(Exercise) Find every line in the records below that holds the word "this" and copy it.

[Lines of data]
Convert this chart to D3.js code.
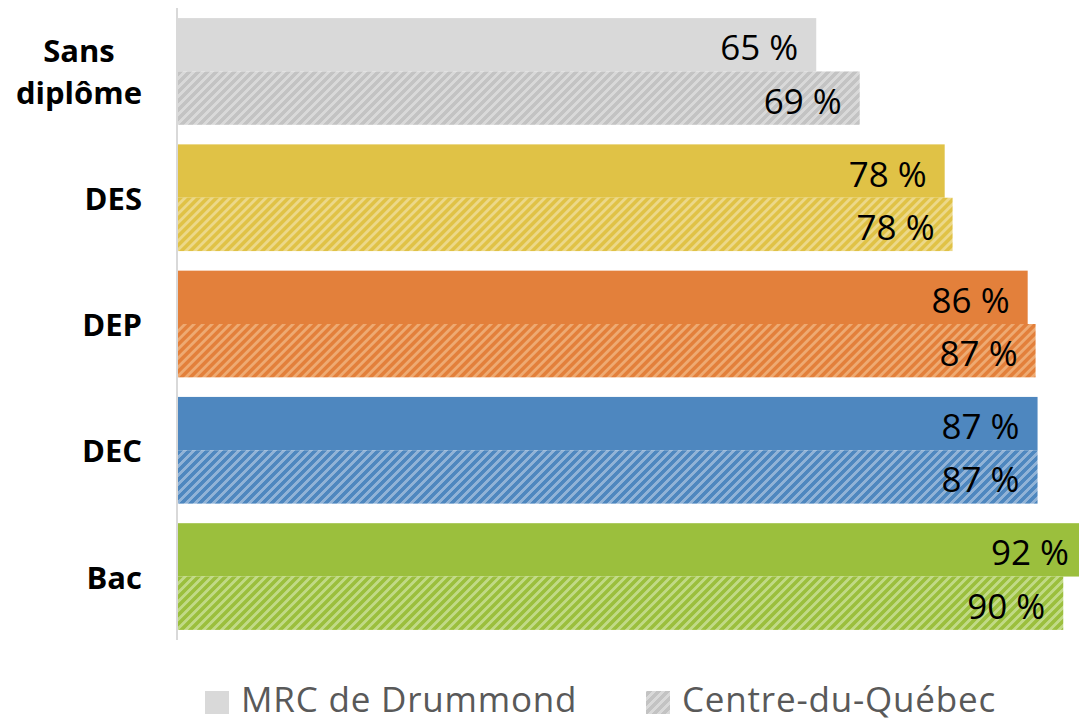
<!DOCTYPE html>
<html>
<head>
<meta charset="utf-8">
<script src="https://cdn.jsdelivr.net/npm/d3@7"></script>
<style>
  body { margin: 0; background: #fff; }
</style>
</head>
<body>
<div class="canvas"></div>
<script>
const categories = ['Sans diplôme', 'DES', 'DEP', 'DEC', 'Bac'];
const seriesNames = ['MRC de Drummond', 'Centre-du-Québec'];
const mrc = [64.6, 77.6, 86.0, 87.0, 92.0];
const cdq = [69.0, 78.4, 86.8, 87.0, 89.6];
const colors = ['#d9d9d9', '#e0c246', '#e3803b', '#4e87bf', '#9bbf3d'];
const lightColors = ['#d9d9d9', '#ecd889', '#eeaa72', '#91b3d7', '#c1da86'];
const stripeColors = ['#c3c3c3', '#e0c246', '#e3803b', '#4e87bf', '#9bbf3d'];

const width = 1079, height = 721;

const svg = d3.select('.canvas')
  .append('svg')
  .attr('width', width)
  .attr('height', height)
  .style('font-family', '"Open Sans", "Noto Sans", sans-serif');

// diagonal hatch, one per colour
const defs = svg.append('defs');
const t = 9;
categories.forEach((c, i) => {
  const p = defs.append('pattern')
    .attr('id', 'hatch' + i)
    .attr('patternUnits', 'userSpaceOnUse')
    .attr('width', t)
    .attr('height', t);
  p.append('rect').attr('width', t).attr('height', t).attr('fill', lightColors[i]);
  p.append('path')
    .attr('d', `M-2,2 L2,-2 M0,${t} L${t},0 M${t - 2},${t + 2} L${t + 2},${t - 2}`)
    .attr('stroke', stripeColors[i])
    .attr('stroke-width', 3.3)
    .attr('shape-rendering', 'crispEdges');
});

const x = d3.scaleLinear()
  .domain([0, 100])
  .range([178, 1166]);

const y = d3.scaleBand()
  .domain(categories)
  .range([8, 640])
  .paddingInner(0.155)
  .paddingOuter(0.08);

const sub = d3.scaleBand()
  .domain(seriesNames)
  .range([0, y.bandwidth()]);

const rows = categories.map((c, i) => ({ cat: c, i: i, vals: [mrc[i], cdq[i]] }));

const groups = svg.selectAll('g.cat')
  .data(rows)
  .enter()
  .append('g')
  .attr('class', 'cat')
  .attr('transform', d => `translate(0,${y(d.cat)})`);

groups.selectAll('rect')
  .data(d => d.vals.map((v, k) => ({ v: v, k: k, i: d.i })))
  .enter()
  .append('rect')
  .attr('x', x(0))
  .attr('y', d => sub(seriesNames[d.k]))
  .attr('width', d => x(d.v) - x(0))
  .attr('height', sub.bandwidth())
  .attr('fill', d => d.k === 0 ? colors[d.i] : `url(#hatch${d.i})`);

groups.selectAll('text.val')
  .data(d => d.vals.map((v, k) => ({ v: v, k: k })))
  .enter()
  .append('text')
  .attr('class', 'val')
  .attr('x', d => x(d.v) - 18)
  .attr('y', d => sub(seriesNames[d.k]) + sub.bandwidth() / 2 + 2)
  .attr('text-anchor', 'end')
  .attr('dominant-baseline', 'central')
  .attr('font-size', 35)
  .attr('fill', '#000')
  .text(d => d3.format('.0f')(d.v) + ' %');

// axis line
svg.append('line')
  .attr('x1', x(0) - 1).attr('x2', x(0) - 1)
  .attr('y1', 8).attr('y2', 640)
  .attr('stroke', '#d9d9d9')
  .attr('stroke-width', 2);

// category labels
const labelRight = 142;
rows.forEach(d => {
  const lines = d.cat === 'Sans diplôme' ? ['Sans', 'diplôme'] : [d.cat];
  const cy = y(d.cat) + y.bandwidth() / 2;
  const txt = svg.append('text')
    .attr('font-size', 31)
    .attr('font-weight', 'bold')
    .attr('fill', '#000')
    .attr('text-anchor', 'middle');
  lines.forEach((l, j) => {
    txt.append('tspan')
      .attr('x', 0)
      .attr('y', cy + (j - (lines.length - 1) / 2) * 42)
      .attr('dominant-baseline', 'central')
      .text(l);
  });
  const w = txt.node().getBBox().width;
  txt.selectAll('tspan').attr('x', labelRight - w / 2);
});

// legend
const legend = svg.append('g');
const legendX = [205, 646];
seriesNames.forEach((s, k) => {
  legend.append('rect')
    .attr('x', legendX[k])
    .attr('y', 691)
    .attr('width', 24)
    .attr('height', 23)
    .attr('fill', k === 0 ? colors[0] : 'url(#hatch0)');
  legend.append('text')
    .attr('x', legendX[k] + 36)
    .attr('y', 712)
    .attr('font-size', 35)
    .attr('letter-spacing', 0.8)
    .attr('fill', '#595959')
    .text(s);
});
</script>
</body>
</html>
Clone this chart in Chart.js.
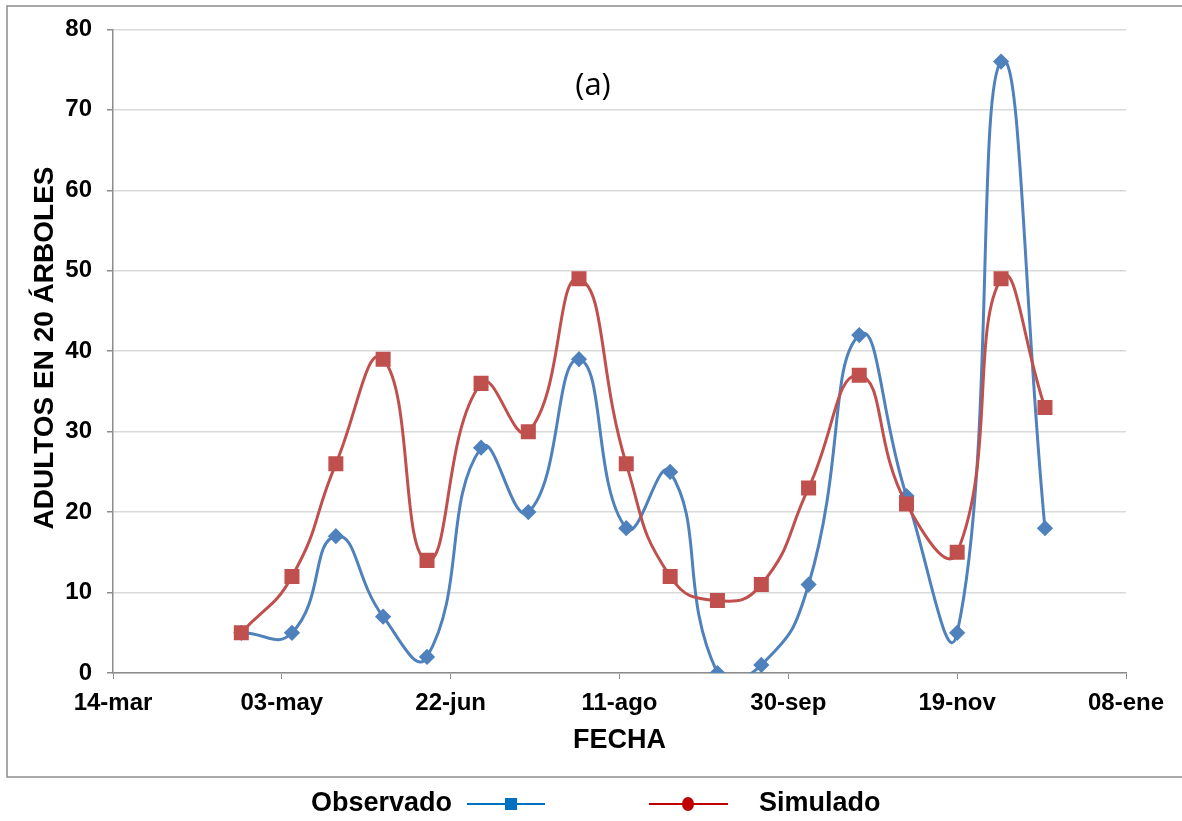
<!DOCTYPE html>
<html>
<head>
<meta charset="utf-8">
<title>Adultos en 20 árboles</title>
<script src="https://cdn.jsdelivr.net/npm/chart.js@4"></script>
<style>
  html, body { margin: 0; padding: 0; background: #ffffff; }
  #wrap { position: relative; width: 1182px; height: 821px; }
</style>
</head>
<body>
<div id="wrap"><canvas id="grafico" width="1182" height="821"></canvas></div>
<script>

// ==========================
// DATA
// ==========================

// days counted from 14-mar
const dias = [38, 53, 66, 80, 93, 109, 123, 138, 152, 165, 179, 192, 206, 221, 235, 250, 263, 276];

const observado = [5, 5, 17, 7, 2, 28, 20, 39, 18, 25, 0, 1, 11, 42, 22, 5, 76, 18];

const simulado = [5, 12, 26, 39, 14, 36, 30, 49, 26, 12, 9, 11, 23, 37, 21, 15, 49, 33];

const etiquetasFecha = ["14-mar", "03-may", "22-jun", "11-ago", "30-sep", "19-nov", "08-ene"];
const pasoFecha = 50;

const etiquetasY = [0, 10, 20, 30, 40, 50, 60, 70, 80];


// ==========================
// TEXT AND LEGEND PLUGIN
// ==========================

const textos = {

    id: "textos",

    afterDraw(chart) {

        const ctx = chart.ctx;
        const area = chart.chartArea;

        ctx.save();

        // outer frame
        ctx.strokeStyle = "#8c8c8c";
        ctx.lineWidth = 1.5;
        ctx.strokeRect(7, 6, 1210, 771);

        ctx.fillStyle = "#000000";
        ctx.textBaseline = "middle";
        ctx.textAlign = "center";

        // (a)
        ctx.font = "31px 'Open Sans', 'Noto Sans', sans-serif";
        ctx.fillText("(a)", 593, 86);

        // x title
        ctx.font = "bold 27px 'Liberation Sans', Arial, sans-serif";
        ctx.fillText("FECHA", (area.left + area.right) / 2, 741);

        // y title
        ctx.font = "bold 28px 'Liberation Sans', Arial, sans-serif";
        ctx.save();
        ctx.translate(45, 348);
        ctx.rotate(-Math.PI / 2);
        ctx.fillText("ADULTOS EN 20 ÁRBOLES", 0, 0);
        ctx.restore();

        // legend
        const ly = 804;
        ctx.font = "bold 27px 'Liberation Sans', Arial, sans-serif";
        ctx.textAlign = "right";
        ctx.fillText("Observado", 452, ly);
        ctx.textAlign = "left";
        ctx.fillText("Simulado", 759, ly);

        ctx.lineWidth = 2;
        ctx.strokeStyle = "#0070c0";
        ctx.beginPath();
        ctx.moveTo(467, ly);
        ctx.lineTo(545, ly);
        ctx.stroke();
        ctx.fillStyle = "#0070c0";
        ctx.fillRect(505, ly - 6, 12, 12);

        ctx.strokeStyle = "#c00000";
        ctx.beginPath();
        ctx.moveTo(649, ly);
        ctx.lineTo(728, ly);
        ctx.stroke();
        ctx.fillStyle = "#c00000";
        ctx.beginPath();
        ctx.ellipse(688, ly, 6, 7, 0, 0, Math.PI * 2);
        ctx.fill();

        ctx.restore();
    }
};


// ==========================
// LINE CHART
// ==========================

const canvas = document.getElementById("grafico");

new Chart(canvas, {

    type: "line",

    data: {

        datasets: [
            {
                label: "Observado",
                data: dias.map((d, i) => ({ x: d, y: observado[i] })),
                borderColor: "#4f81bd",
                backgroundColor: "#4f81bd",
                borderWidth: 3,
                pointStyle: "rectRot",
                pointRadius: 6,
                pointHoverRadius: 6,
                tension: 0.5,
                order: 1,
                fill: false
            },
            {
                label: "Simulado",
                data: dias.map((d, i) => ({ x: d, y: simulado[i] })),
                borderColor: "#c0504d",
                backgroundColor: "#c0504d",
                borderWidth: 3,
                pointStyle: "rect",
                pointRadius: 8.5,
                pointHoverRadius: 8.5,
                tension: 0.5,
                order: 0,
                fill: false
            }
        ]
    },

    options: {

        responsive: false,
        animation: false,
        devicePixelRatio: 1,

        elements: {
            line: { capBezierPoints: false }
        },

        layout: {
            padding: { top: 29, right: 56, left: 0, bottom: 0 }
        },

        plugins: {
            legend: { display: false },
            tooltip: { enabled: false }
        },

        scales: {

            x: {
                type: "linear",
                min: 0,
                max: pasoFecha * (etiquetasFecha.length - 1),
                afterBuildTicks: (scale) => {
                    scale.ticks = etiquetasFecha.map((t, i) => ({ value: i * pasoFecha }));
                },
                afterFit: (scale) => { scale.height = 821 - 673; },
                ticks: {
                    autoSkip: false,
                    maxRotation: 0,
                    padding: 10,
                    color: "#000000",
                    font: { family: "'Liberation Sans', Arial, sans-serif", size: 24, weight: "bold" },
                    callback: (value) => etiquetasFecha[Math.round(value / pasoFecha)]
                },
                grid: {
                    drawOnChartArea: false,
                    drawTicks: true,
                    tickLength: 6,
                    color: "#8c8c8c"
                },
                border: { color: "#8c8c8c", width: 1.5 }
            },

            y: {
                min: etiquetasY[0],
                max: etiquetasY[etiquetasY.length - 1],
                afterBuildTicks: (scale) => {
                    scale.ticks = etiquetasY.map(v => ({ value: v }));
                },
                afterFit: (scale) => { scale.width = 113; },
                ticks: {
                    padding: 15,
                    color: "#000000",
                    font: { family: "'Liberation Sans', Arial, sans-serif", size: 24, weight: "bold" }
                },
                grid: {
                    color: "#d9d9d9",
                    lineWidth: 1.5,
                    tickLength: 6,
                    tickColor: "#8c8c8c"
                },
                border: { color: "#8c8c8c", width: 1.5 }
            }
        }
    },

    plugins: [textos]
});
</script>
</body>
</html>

(Finished exercise)
Convert this chart to D3.js code.
Clone this chart in Chart.js.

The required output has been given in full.